While natural gas is cleaner than coal in some obvious ways (i.e., no particulate solids), it has a specific problem with NOx, because of the super high temperatures inside internal-combustion gas turbines. The upside is higher thermodynamic efficiency (highest of any thermal source); the downside is, this.
Methane has no Nitrogen in it. All of that would have to come from the air. It's famously very very hard to react Nitrogen that way, I'd be surprised if gas turbines produced it in noticeable quantities.
EDIT: didn't see your edit until now. Heh it shouldn't be too hard to scrub out if it were really a problem. That seems like a better way to handle it than this weird exemption process that seems to be in place now.
> "Heh it shouldn't be too hard to scrub out if it were really a problem."
The entire point of this dispute is that xAI could install scrubbers for these emissions, but chooses not too. The Ars Technica article discusses this at great length.
If it were so easy just better refine the fuel why would Europeans bother to add these converters and adblue injectors? No it's not impurities, but high pressure/temperature combustion. The higher the more efficient and more NOx comes out.
However, it's not insane to look at what experts put in place and consider that there are reasons why they have done that. Yes, experts can be wrong or are forced to make sub-optimal decisions, but it's worth examining their thinking behind the decisions.

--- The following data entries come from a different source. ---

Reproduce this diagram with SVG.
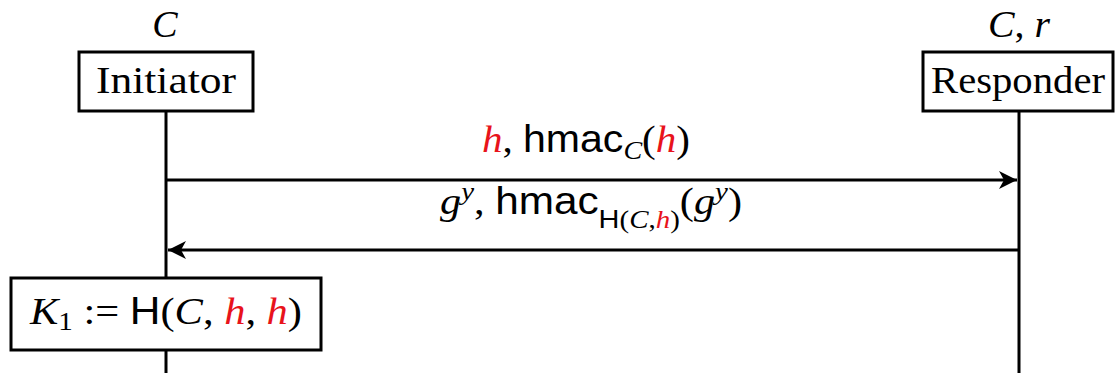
<svg xmlns="http://www.w3.org/2000/svg" width="1115" height="373" viewBox="0 0 1115 373">
<style>
.box{fill:#fff;stroke:#000;stroke-width:3}
.ln{stroke:#000;stroke-width:3;fill:none}
.rm{font-family:"Liberation Serif","DejaVu Serif",serif;font-size:38px;fill:#000}
.it{font-family:"Liberation Serif","DejaVu Serif",serif;font-style:italic}
.sf{font-family:"Liberation Sans","DejaVu Sans",sans-serif;font-style:normal}
.red{fill:#e8131b}
.sub{font-size:26px}
</style>
<defs>
<marker id="ah" markerWidth="20" markerHeight="18" refX="18" refY="9" orient="auto" markerUnits="userSpaceOnUse">
<path d="M0,0 L18,9 L0,18 L5,9 Z" fill="#000"/>
</marker>
</defs>
<g id="connectors">
<line class="ln" x1="166" y1="111" x2="166" y2="278"/>
<line class="ln" x1="166" y1="350" x2="166" y2="373"/>
<line class="ln" x1="1019" y1="111" x2="1019" y2="373"/>
<line class="ln" x1="166" y1="180" x2="1017" y2="180" marker-end="url(#ah)"/>
<line class="ln" x1="1019" y1="250" x2="168" y2="250" marker-end="url(#ah)"/>
<text class="rm" x="586" y="152" text-anchor="middle" textLength="208" lengthAdjust="spacingAndGlyphs"><tspan class="it red">h</tspan>, <tspan class="sf">hmac</tspan><tspan class="it sub" dy="7">C</tspan><tspan dy="-7">(</tspan><tspan class="it red">h</tspan>)</text>
<text class="rm" x="591" y="214" text-anchor="middle" textLength="302" lengthAdjust="spacingAndGlyphs"><tspan class="it">g</tspan><tspan class="it sub" dy="-14">y</tspan><tspan dy="14">, </tspan><tspan class="sf">hmac</tspan><tspan class="sub" dy="14"><tspan class="sf">H</tspan>(<tspan class="it">C</tspan>,<tspan class="it red">h</tspan>)</tspan><tspan dy="-14">(</tspan><tspan class="it">g</tspan><tspan class="it sub" dy="-14">y</tspan><tspan dy="14">)</tspan></text>
</g>
<g id="initiator">
<text class="rm it" x="165" y="37" text-anchor="middle">C</text>
<rect class="box" x="79" y="52" width="174" height="59"/>
<text class="rm" x="166" y="93" text-anchor="middle" textLength="140" lengthAdjust="spacingAndGlyphs">Initiator</text>
</g>
<g id="responder">
<text class="rm" x="1019" y="37" text-anchor="middle" textLength="62" lengthAdjust="spacingAndGlyphs"><tspan class="it">C</tspan>, <tspan class="it">r</tspan></text>
<rect class="box" x="923" y="52" width="190" height="59"/>
<text class="rm" x="1018" y="93" text-anchor="middle" textLength="174" lengthAdjust="spacingAndGlyphs">Responder</text>
</g>
<g id="key">
<rect class="box" x="11" y="278" width="310" height="72"/>
<text class="rm" x="166" y="324" text-anchor="middle" textLength="272" lengthAdjust="spacingAndGlyphs"><tspan class="it">K</tspan><tspan class="sub" dy="6">1</tspan><tspan dy="-6"> := </tspan><tspan class="sf">H</tspan>(<tspan class="it">C</tspan>, <tspan class="it red">h</tspan>, <tspan class="it red">h</tspan>)</text>
</g>
</svg>
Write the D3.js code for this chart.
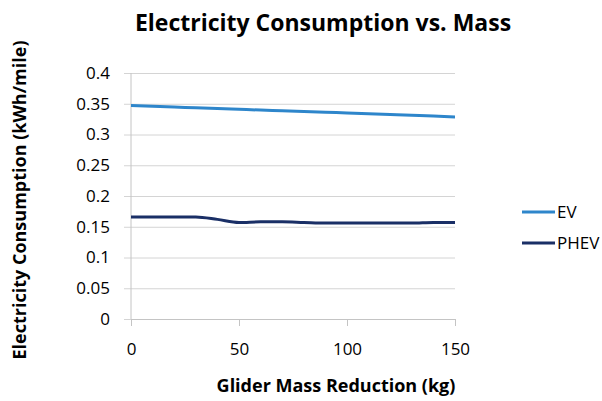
<!DOCTYPE html>
<html>
<head>
<meta charset="utf-8">
<script src="https://cdn.jsdelivr.net/npm/d3@7"></script>
<style>
  body { margin: 0; background: #fff; }
  svg text { font-family: "Open Sans", sans-serif; fill: #000; }
</style>
</head>
<body>
<div class="chart"></div>
<script>
// values
const massReduction = [0, 10, 20, 30, 40, 50, 60, 70, 80, 90, 100, 110, 120, 130, 140, 150]
const evValues   = [0.3470, 0.3459, 0.3447, 0.3435, 0.3423, 0.3410, 0.3397, 0.3386, 0.3374, 0.3362, 0.3350, 0.3338, 0.3325, 0.3312, 0.3299, 0.3285]
const phevValues = [0.166, 0.166, 0.166, 0.166, 0.162, 0.157, 0.158, 0.158, 0.157, 0.156, 0.156, 0.156, 0.156, 0.156, 0.157, 0.157]
const seriesNames = ["EV", "PHEV"]
const seriesColours = ["#2E86CB", "#1A2F66"]
const yTicks = [0, 0.05, 0.1, 0.15, 0.2, 0.25, 0.3, 0.35, 0.4]
const xTicks = [0, 50, 100, 150]

const svg = d3.select(".chart").append("svg").attr("width", 602).attr("height", 401)
const plot = {left: 131, right: 455, top: 73, bottom: 319}

const x = d3.scaleLinear().domain([0, 150]).range([plot.left, plot.right])
const y = d3.scaleLinear().domain([0, 0.4]).range([plot.bottom, plot.top])

// title
svg.append("text").attr("x", 323).attr("y", 31).attr("text-anchor", "middle")
   .style("font-size", "23px").style("font-weight", "bold").text("Electricity Consumption vs. Mass")

// gridlines + y axis
const yAxis = svg.append("g").attr("transform", `translate(${plot.left},0)`)
   .call(d3.axisLeft(y).tickValues(yTicks).tickSize(-(plot.right - plot.left))
         .tickFormat(d => d3.format("")(+d.toFixed(2))))
yAxis.select(".domain").remove()
yAxis.selectAll("line").attr("stroke", "#d4d4d4").attr("x1", -7)
yAxis.selectAll("text").attr("x", -21).style("font-size", "17px").attr("fill", "#222")

// y axis line
svg.append("line").attr("x1", plot.left).attr("x2", plot.left).attr("y1", plot.top).attr("y2", plot.bottom)
   .attr("stroke", "#c4c4c4")

// x axis
const xAxis = svg.append("g").attr("transform", `translate(0,${plot.bottom})`)
   .call(d3.axisBottom(x).tickValues(xTicks).tickSize(7).tickSizeOuter(0))
xAxis.select(".domain").attr("stroke", "#c4c4c4")
xAxis.selectAll("line").attr("stroke", "#c4c4c4")
xAxis.selectAll("text").attr("y", 24).style("font-size", "17px").attr("fill", "#222")

// axis titles
svg.append("text").attr("x", 336).attr("y", 392).attr("text-anchor", "middle")
   .style("font-size", "18px").style("font-weight", "bold").text("Glider Mass Reduction (kg)")
svg.append("text").attr("transform", "translate(26,200) rotate(-90)").attr("text-anchor", "middle")
   .style("font-size", "18px").style("font-weight", "bold").text("Electricity Consumption (kWh/mile)")

// lines
const line = d3.line().x((d, i) => x(massReduction[i])).y(d => y(d)).curve(d3.curveMonotoneX)
const series = [evValues, phevValues]
svg.selectAll(".series").data(series).enter().append("path").attr("class", "series")
   .attr("d", line).attr("fill", "none").attr("stroke-width", 3)
   .attr("stroke", (d, i) => seriesColours[i])

// legend
const legend = svg.selectAll(".legend").data(seriesNames).enter().append("g")
   .attr("class", "legend").attr("transform", (d, i) => `translate(522,${212 + i * 31})`)
legend.append("line").attr("x1", 0).attr("x2", 33).attr("stroke-width", 3)
   .attr("stroke", (d, i) => seriesColours[i])
legend.append("text").attr("x", 35).attr("y", 6).style("font-size", "17px").attr("fill", "#222").text(d => d)
</script>
</body>
</html>
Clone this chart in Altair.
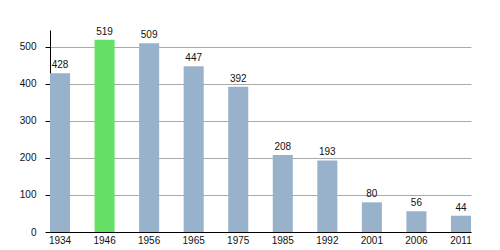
import altair as alt
import pandas as pd

years = ["1934", "1946", "1956", "1965", "1975", "1985", "1992", "2001", "2006", "2011"]
population = [428, 519, 509, 447, 392, 208, 193, 80, 56, 44]
highlight = ["no", "yes", "no", "no", "no", "no", "no", "no", "no", "no"]

df = pd.DataFrame({"year": years, "pop": population, "hl": highlight})

FONT = "Liberation Sans"

x = alt.X("year:N", sort=years, title=None,
          scale=alt.Scale(paddingInner=0.55, paddingOuter=0),
          axis=alt.Axis(labelAngle=0, ticks=False, labelPadding=3, domainColor="#000",
                        labelColor="#111", labelFont=FONT, labelFontSize=10, grid=False))

y = alt.Y("pop:Q", title=None,
          scale=alt.Scale(domain=[0, 545], nice=False),
          axis=alt.Axis(values=list(range(0, 550, 25)),
                        labelExpr="datum.value % 100 == 0 ? datum.label : ''",
                        grid=True,
                        gridColor={"condition": {"test": "datum.value % 100 == 0", "value": "#aaaaaa"},
                                   "value": "#e3e3e3"},
                        tickColor="#000", tickSize=5, labelPadding=9,
                        domainColor="#000", labelColor="#111", labelFont=FONT, labelFontSize=10))

bars = alt.Chart(df).mark_bar().encode(
    x=x, y=y,
    color=alt.Color("hl:N", scale=alt.Scale(domain=["no", "yes"], range=["#98b2cc", "#66e066"]), legend=None),
)

labels = alt.Chart(df).mark_text(dy=-5, baseline="alphabetic", font=FONT, fontSize=10, color="#111").encode(
    x=alt.X("year:N", sort=years), y="pop:Q", text="pop:Q"
)

chart = (bars + labels).properties(
    width=421, height=202,
    autosize=alt.AutoSizeParams(type="none"),
    padding={"left": 50, "top": 30, "right": 29, "bottom": 18},
).configure_view(stroke=None)

chart.save("out.html", embed_options={"renderer": "svg", "actions": False})
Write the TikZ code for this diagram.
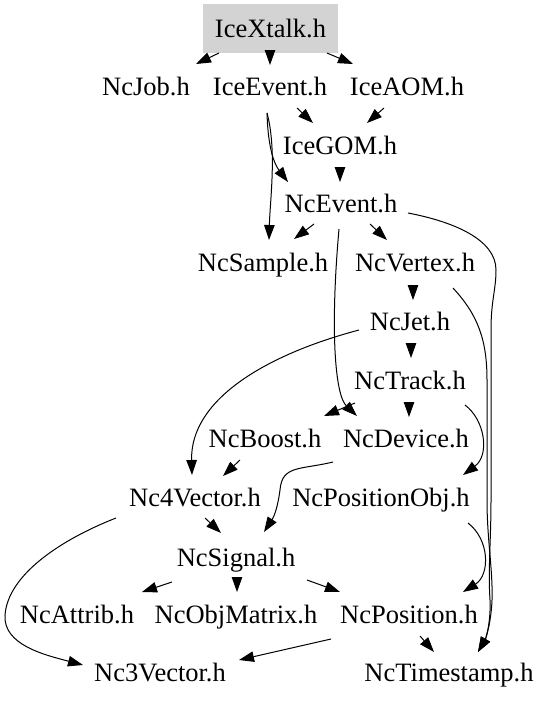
\documentclass[tikz,border=0pt]{standalone}
\usepackage{fontspec}
\setmainfont{Liberation Serif}
\usetikzlibrary{arrows.meta}
\begin{document}
\begin{tikzpicture}[x=1pt,y=-1pt,
  lbl/.style={inner sep=0pt,text height=17.6pt,text depth=0pt,font=\fontsize{26.5}{30}\selectfont},
  edge/.style={line width=1pt,-{Triangle[length=15pt,width=10.5pt]}}]
\useasboundingbox (0,0) rectangle (551,704);
\node[lbl,fill={rgb,255:red,211;green,211;blue,211},minimum width=135pt,minimum height=49pt] (IceXtalk) at (270.5,28.5) {IceXtalk.h};
\node[lbl] (NcJob) at (146,87) {NcJob.h};
\node[lbl] (IceEvent) at (270,87) {IceEvent.h};
\node[lbl] (IceAOM) at (407,87) {IceAOM.h};
\node[lbl] (IceGOM) at (340,146) {IceGOM.h};
\node[lbl] (NcEvent) at (341,204) {NcEvent.h};
\node[lbl] (NcSample) at (263,263) {NcSample.h};
\node[lbl] (NcVertex) at (415,263) {NcVertex.h};
\node[lbl] (NcJet) at (410,322) {NcJet.h};
\node[lbl] (NcTrack) at (410,381) {NcTrack.h};
\node[lbl] (NcBoost) at (265,439) {NcBoost.h};
\node[lbl] (NcDevice) at (406,439) {NcDevice.h};
\node[lbl] (NcFourVec) at (195,498) {Nc4Vector.h};
\node[lbl] (NcPosObj) at (381,498) {NcPositionObj.h};
\node[lbl] (NcSignal) at (236,558) {NcSignal.h};
\node[lbl] (NcAttrib) at (77,615) {NcAttrib.h};
\node[lbl] (NcObjMatrix) at (236,615) {NcObjMatrix.h};
\node[lbl] (NcPosition) at (409,615) {NcPosition.h};
\node[lbl] (NcThreeVec) at (160,673) {Nc3Vector.h};
\node[lbl] (NcTimestamp) at (449,673) {NcTimestamp.h};
% edges
\draw[edge] ([shift={(-51.5,24.5)}]IceXtalk.center) -- ([shift={(50,-23)}]NcJob.center);
\draw[edge] ([shift={(-0.5,21.5)}]IceXtalk.center) -- ([shift={(0,-22)}]IceEvent.center);
\draw[edge] ([shift={(56.5,24.5)}]IceXtalk.center) -- ([shift={(-54,-23)}]IceAOM.center);
\draw[edge] ([shift={(27,21)}]IceEvent.center) -- ([shift={(-27,-23)}]IceGOM.center);
\draw[edge] ([shift={(-23,21)}]IceAOM.center) -- ([shift={(27,-23)}]IceGOM.center);
\draw[edge] ([shift={(-3,26)}]IceEvent.center) .. controls (268,150) and (275,165) .. ([shift={(-53,-22)}]NcEvent.center);
\draw[edge] ([shift={(-3,26)}]IceEvent.center) .. controls (277,150) and (270,200) .. ([shift={(6,-23)}]NcSample.center);
\draw[edge] ([shift={(0,21)}]IceGOM.center) -- ([shift={(-1,-22)}]NcEvent.center);
\draw[edge] ([shift={(-27,20)}]NcEvent.center) -- ([shift={(31,-24)}]NcSample.center);
\draw[edge] ([shift={(-2,25)}]NcEvent.center) .. controls (330,330) and (335,395) .. ([shift={(-49,-23)}]NcDevice.center);
\draw[edge] ([shift={(29,20)}]NcEvent.center) -- ([shift={(-28,-23)}]NcVertex.center);
\draw[edge] ([shift={(67,9)}]NcEvent.center) .. controls (455,222) and (496,240) .. (496,270)
  .. controls (496,290) and (491,300) .. (491,330) -- (491,500)
  .. controls (491,540) and (488,570) .. (490,600) .. controls (491,625) and (485,640) .. ([shift={(29,-21)}]NcTimestamp.center);
\draw[edge] ([shift={(38,25)}]NcVertex.center) .. controls (478,315) and (487,340) .. (487,380) -- (487,500)
  .. controls (487,540) and (493,570) .. (492,600) .. controls (491,625) and (485,640) .. ([shift={(29,-21)}]NcTimestamp.center);
\draw[edge] ([shift={(-2,23)}]NcVertex.center) -- ([shift={(3,-22)}]NcJet.center);
\draw[edge] ([shift={(1,22)}]NcJet.center) -- ([shift={(1,-23)}]NcTrack.center);
\draw[edge] ([shift={(-1,21)}]NcTrack.center) -- ([shift={(3,-22)}]NcDevice.center);
\draw[edge] ([shift={(-55,22)}]NcTrack.center) -- ([shift={(59,-23)}]NcBoost.center);
\draw[edge] ([shift={(-51,8)}]NcJet.center) .. controls (265,355) and (190,400) .. ([shift={(-3,-23)}]NcFourVec.center);
\draw[edge] ([shift={(-25,21)}]NcBoost.center) -- ([shift={(28,-22)}]NcFourVec.center);
\draw[edge] ([shift={(-73,23)}]NcDevice.center) .. controls (300,470) and (282,465) .. (280,490)
  .. controls (278,505) and (275,515) .. ([shift={(28,-26)}]NcSignal.center);
\draw[edge] ([shift={(10,20)}]NcFourVec.center) -- ([shift={(-15,-25)}]NcSignal.center);
\draw[edge] ([shift={(-79,20)}]NcFourVec.center) .. controls (60,540) and (8,575) .. (5,615)
  .. controls (3,645) and (45,655) .. ([shift={(-77,-8)}]NcThreeVec.center);
\draw[edge] ([shift={(-64,24)}]NcSignal.center) -- ([shift={(65,-23)}]NcAttrib.center);
\draw[edge] ([shift={(1,20)}]NcSignal.center) -- ([shift={(1,-23)}]NcObjMatrix.center);
\draw[edge] ([shift={(71,22)}]NcSignal.center) -- ([shift={(-69,-23)}]NcPosition.center);
\draw[edge] ([shift={(-78,24)}]NcPosition.center) -- ([shift={(79,-13)}]NcThreeVec.center);
\draw[edge] ([shift={(11,21)}]NcPosition.center) -- ([shift={(-15,-21)}]NcTimestamp.center);
\draw[edge] ([shift={(55,24)}]NcTrack.center) .. controls (485,420) and (490,455) .. ([shift={(82,-23)}]NcPosObj.center);
\draw[edge] ([shift={(87,25)}]NcPosObj.center) .. controls (490,540) and (490,575) .. ([shift={(54,-23)}]NcPosition.center);
\end{tikzpicture}
\end{document}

In theory, yes. In practise, the experts will also consider real-world constraints (e.g. cost, planning, staffing etc). Also, taking the advice/opinion of respected experts (i.e. not YouTube experts) is a short-cut to spending years studying the science (that they had to do) yourself and that's even assuming that you can reach the same level of competency as them.
Fuel NOx is only one of them, which you quite rightly point out is not dominant in methane combustion due to the rarity of nitrogen in the fuel.
The dominant source in methane combustion is thermal NOx, which forms due to the extreme temperature of the combustion, causing atmospheric nitrogen to decompose and react with atmospheric oxygen.
It's impurities in oxidizer. 80% of air is N2, 20% O2. N2 + O2 -> NOx minus some kJ(endothermic). Means, run plain air through anything hot and NOx comes out. Doesn't matter how pure the fuel, doesn't have to be an ICE, doesn't need fuel at all. Hot stuff in the air = NOx.